Apple’s Thunderbolt 5 and RDMA Boost Mac Clusters for AI Research in macOS Tahoe 26.2

Revolutionizing AI Research: Thunderbolt 5 and RDMA Propel Mac Clusters to New Heights

In the rapidly evolving field of artificial intelligence (AI), the demand for more efficient and powerful computing resources is ever-increasing. Apple’s latest advancements in Mac cluster computing, particularly through the integration of Thunderbolt 5 and Remote Direct Memory Access (RDMA), are set to significantly enhance the capabilities of AI researchers working with large-scale models.

Unveiling Thunderbolt 5 and RDMA in macOS Tahoe 26.2

In November 2025, Apple announced forthcoming features in macOS Tahoe 26.2 that promise to transform machine learning workflows. A key highlight was the enhancement of MLX, Apple’s machine learning framework, to support GPU-based neural accelerators. Equally noteworthy was the introduction of Thunderbolt 5 clustering support, a development poised to revolutionize inter-device connectivity and memory sharing among Macs.

Real-World Application: Mac Studio Cluster Testing

On December 18, 2025, tech enthusiast Jeff Geerling shared his hands-on experience with a cluster of four Mac Studio units, generously provided by Apple. This setup, valued at nearly $40,000, served as a testbed to demonstrate the practical benefits of Thunderbolt 5 in cluster computing environments.

Each Mac Studio was equipped with the M3 Ultra chip, featuring a 32-core CPU, 80-core GPU, and a 32-core Neural Engine. Two units boasted 512GB of unified memory and 8TB of storage, while the other two had 256GB of memory and 4TB of storage. Housed in a compact 10-inch rack, the cluster operated quietly and efficiently, with each unit consuming under 250 watts.

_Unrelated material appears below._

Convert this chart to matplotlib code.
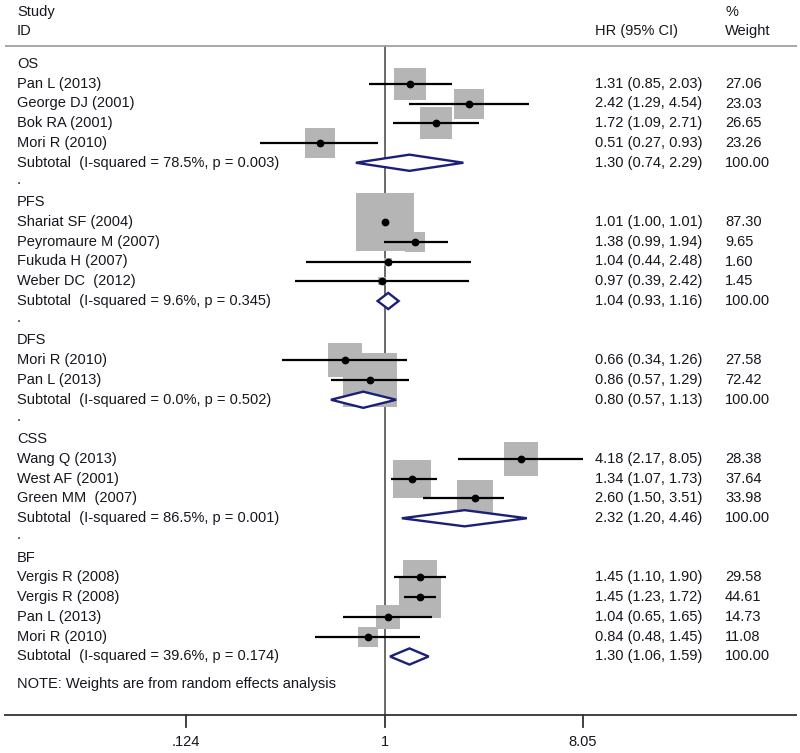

The Power of Massive Memory Pooling

The integration of Thunderbolt 5 in macOS Tahoe 26.2 introduced a new driver supporting RDMA, a critical feature for AI research. Traditional Ethernet-based clustering is often limited to 10Gb/s, depending on the Mac’s specifications. In contrast, Thunderbolt 5 offers a substantial bandwidth increase, reaching up to 80Gb/s.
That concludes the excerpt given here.